Cybersecurity firm Emsisoft estimated that ransom and total downtime for impacted organizations cost the U.S. more than $9 billion in 2019 — but that number, the firm said, was likely far higher. And that’s not taking into account the explosion in ransomware in 2020 amid the pandemic.

According to The New York Times, the Biden administration is already preparing an executive order that will provide a series of safety standards for federal agencies and contractors. But that falls short of experts’ calls for a broader framework that would protect against or help mitigate another Colonial Pipeline-type incident.

The risk is already massive

While the Colonial Pipeline attack is top of mind at the moment, ransomware attacks have been crushing hospital systems and local governments across the U.S. Emsisoft found more than 560 health care organizations were hit with ransomware attacks in 2020 alone, according to a February 2021 report by the Department of Health and Human Services.

Universal Health Services, a major health care system with locations in 38 states, spent $67 million recovering from a single ransomware attack, despite not even paying the ransom, the Wall Street Journal reported in February.

The attacks on hospitals are particularly insidious in light of the ongoing coronavirus pandemic, highlighting the real-life dangers of cyberattacks. But it might be the pain Americans are feeling at the pump that will have them screaming for change as ransomware attackers get more creative at finding ways to disrupt the lives of everyday people.

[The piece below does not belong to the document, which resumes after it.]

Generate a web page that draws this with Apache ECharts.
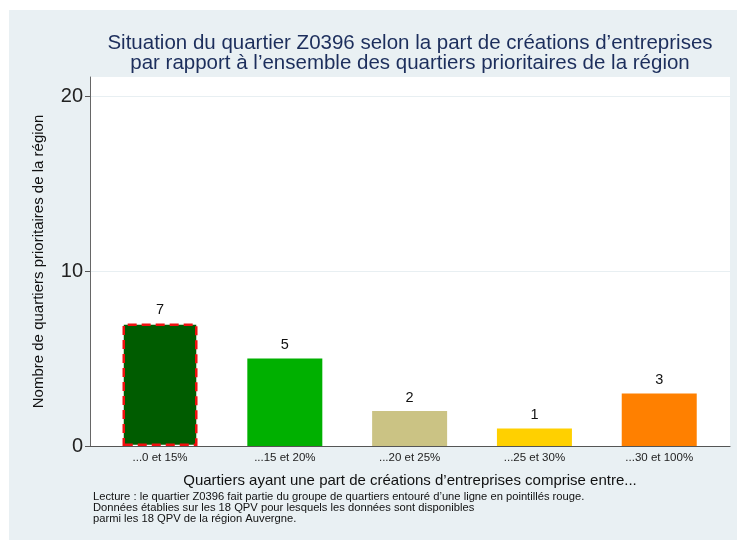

“The problem with ransomware as a species of new activity, or relatively new activity is that it could have huge second or third order consequences, especially when it's going after critical infrastructure,” Painter, of Stanford University’s Center for International Security and Cooperation, told Yahoo Finance. “And the disruption of that critical infrastructure will affect public health and safety and that's what we're seeing.”

Editor's note: This story was updated with news that the pipeline was being turned on.